My ultimate goal is to be able to have a way to generate a vector of size $N$ of correlated Bernoulli random variables. One way I am doing this is to use the Gaussian Coupla approach. However, the Gaussian Coupla approach just leaves me with a vector:
$$ (p_1, \ldots, p_N) \in [0,1]^N $$
Suppose that I have generated $(p_1, \ldots, p_N)$ such that the common correlation between them is $\rho$. Now, how can I transform these into a new vector of $0$ or $1$'s? In other words, I would like:
$$ (X_1, \ldots, X_N) \in \{0,1\}^N $$
but with the same correlation $\rho$.
One approach I thought of was to assign a hard cutoff rule such that if $p_i < 0.5$, then let $X_i = 0$ and if $p_i \geq 0.5$, then let $X_i = 1$.
This seems to work well in simulations in that it retains the correlation structure but it is very arbitrary to me what cutoff value should be chosen aside from $0.5$.
Another way is to treat each $X_i$ as a Bernoulli random variable with success probability $p_i$ and sample from it. However this approach seems to cause loss of correlation and instead of $\rho$, I may get $\frac{\rho}{2}$ or $\frac{\rho}{3}$.
Does anyone have any thoughts or inputs into this? Thank you.
There are a lot of simple ways to make correlated Bernoulli variables with the same marginal distribution and the same correlation parameter. For example, you could define $\{Y_0, Y_1, ..., Y_n\}$ as i.i.d. Bernoulli with $P[Y_i=1]=m$. Define an independent variable $H \in\{0,1\}$ with $P[H=1]=\theta$. Then define $$ X_i = \left\{ \begin{array}{ll} Y_0 &\mbox{ if $H=0$} \\ Y_i & \mbox{ if $H=1$} \end{array} \right.$$ so $\{X_i\}_{i=1}^n$ are correlated Bernoulli with the same mean $E[X_i]=m$ and the same correlation parameter $E[X_iX_j] = m(1-\theta) + m^2\theta$ for $i \neq j$. You can slide $\theta \in [0,1]$ to slide $E[X_iX_j] \in [m^2, m]$.

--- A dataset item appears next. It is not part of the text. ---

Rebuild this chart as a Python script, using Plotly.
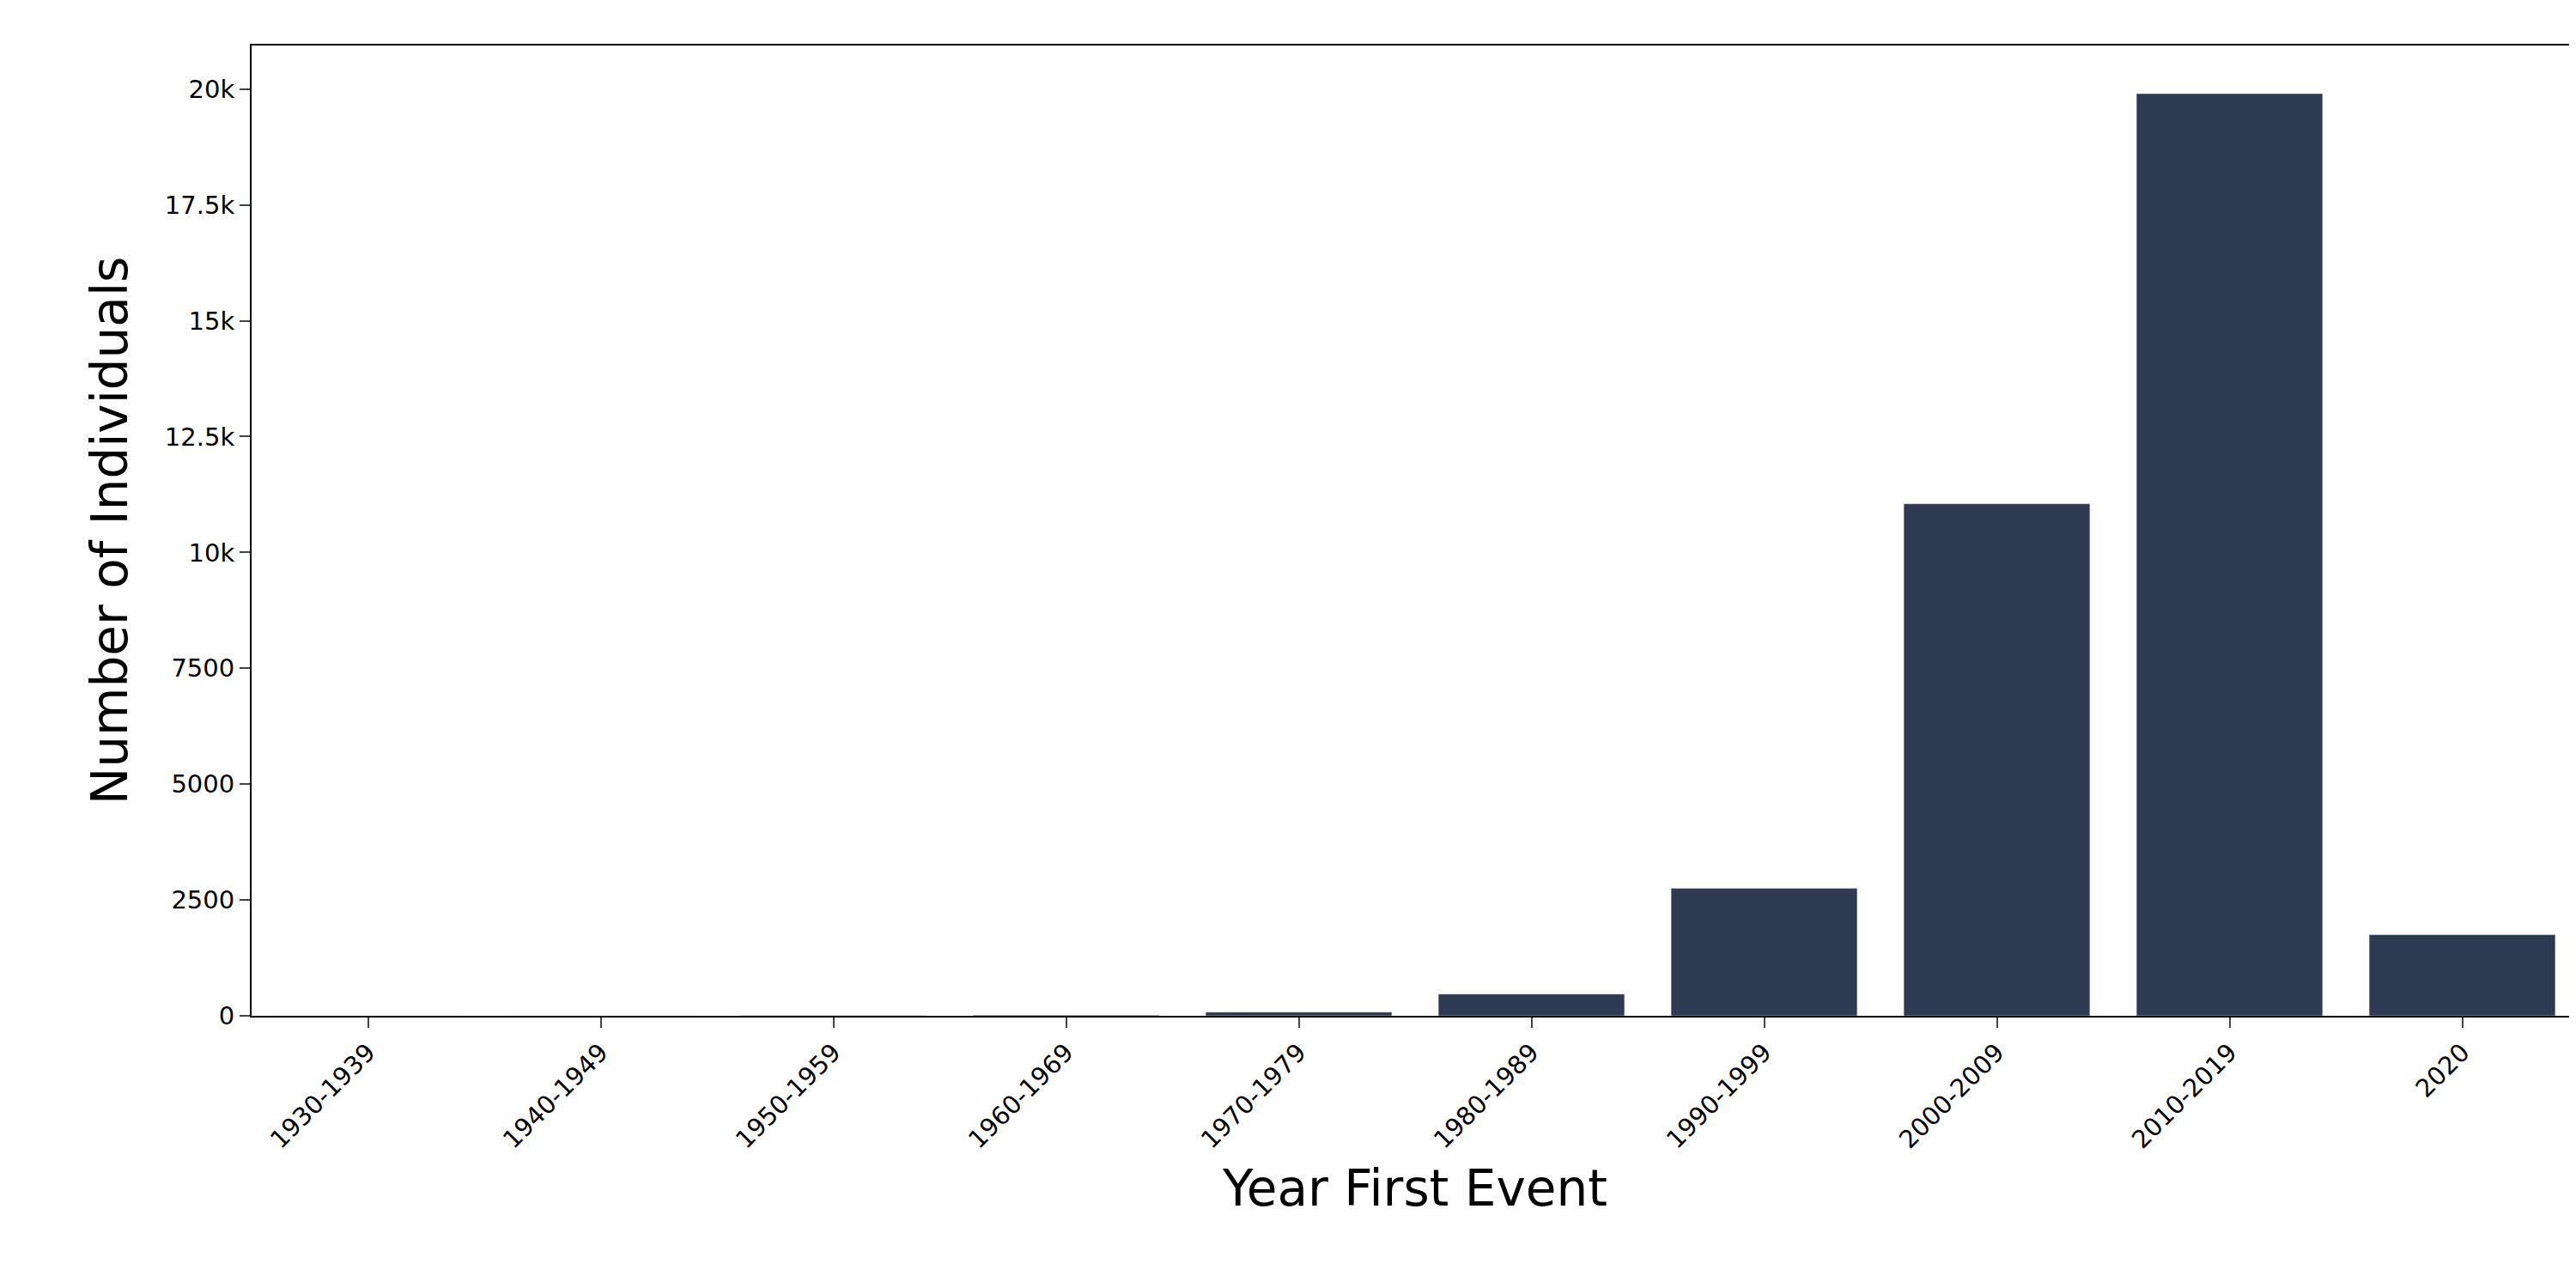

Notice that $X_i X_j \leq X_i \implies E[X_iX_j] \leq E[X_i] = m$. So the largest possible $E[X_iX_j]$ value for any method is $m$, which can be achieved by this particular method. However, the lowest $E[X_iX_j]$ that this particular method can provide is $m^2$.
It is possible to get $E[X_iX_j]<m^2$ with alternative methods. For example, if $m \leq 1/n$, then we can design to have $E[X_iX_j] = 0$ simply by defining $U$ as a random variable uniform over $[0,1]$ and defining $$ X_i = 1_{\{U \in \mathcal{A}_i\}} $$ where $\mathcal{A}_i$ are disjoint subsets of $[0,1]$, each with measure $m$.
An interesting and non-obvious question is, for a given $m \in [0,1]$, what is the set of all $E[X_iX_j]$ values that can be achieved, assuming $E[X_i]=m$ for all $i$, and $E[X_iX_j]$ is the same for all $i \neq j$. (The above shows that we can achieve $E[X_iX_j] \in [m^2, m]$, and it is impossible to make it larger than $m$, so it remains only to consider the interval $[0,m^2)$.)
It is also easy to see that if we can achieve $E[X_iX_j]=\rho$ for all $i\neq j$ and for $\rho < m^2$, we can achieve any point in the interval $[\rho, m]$. So the achievable set is always an interval, and it suffices to consider, for each $m \in [0,1]$, the smallest $E[X_iX_j]$ value that can be achieved.